Ser uma “série de metáfora” não é fácil, mas Sense8 faz esse trabalho muito bem. Ela lida com emoções e isso quase sempre leva ao vislumbre do clichê. Atuações choradas e texto simplório fazem parte da receita. Entretanto, tudo é perdoado quando a série consegue convencer de seus propósitos lúdicos. Tudo sobre Sense8 diz respeito ao quanto é especial a capacidade do homem de ter empatia, ainda que a empatia seja um movimento que flerta com a extinção a cada década. Cada vez que uma sequência intensa se desenvolve com sensates ocupando um o lugar do outro, a série está tornando palpável, presencial, a sensação que temos quando vivemos grandes experiências e desejamos – ou mesmo sentimos – pessoas especiais ao nosso lado.
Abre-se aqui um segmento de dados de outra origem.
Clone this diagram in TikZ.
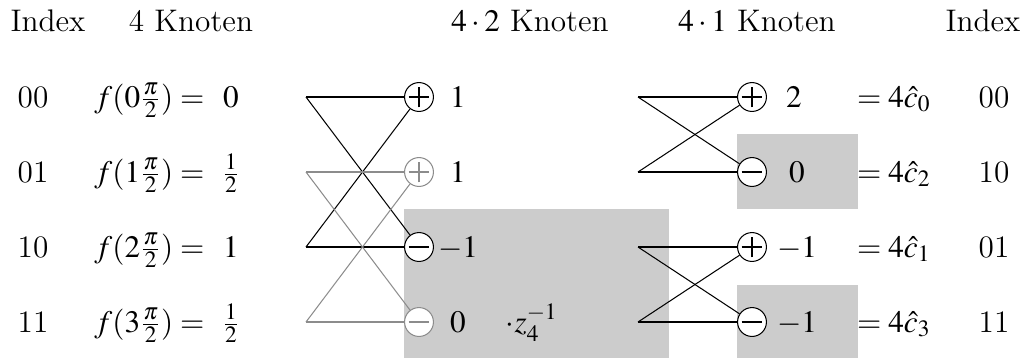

Viver experiências é dividir com o outro. Negar-se ao interlocutor é travar a chance de evolução, de mudança. Toda vez que você se coloca no lugar de alguém, sai disso com um pedaço dessa pessoa e deixa com ela um pedaço seu. Não é surpreendente que Sense8 sofra certa rejeição... Vivemos numa era de distanciamento, em que pessoas que se conectam com outras são chamadas de “especiais”, de “diferentes”, onde elas se situam como transgressoras. E tudo isso numa ficção que escancara a verdade: queremos cada vez mais ironizar e cada vez menos sentir.

*O especial de Natal será disponibilizado na Netflix em 23 de dezembro.